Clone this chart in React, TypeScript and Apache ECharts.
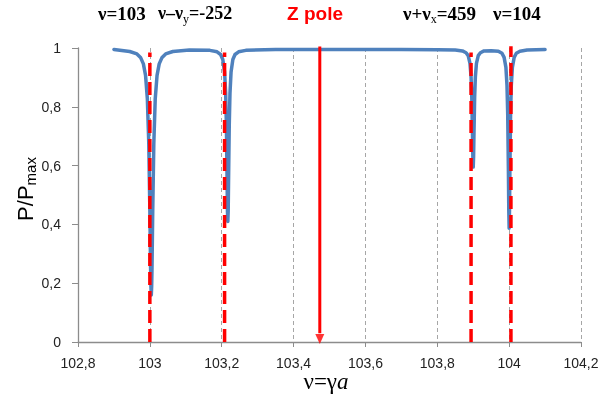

==

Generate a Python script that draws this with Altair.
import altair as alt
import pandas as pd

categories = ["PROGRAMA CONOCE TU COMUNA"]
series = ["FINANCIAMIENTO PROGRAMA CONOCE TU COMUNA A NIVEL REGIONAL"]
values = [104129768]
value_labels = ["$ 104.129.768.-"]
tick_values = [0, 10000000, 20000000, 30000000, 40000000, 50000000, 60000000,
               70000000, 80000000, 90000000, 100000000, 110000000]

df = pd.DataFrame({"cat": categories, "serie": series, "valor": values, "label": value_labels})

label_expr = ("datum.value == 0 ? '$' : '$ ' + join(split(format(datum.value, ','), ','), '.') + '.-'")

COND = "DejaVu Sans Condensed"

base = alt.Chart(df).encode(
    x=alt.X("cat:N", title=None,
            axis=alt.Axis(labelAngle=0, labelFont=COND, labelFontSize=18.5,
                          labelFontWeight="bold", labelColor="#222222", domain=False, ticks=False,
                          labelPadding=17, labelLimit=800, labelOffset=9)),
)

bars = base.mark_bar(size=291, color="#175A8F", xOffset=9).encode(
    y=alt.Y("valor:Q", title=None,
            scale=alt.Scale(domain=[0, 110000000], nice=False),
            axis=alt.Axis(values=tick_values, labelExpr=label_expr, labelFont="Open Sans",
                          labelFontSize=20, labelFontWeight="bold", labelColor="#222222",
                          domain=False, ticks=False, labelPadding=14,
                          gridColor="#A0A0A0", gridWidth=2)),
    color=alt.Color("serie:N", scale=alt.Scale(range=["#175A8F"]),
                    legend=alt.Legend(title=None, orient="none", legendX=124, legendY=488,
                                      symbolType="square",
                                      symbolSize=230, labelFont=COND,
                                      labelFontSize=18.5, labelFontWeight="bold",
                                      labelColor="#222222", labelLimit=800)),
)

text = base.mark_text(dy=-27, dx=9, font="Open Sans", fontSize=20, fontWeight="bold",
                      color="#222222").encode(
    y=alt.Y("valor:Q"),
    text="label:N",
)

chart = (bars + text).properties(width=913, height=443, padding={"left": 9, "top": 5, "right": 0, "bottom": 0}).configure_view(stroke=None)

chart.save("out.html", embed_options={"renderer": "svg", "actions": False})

### Written request
Select all lines in the listing that include the word "this".

### Output
Clone this chart in React, TypeScript and Apache ECharts.
Generate a Python script that draws this with Altair.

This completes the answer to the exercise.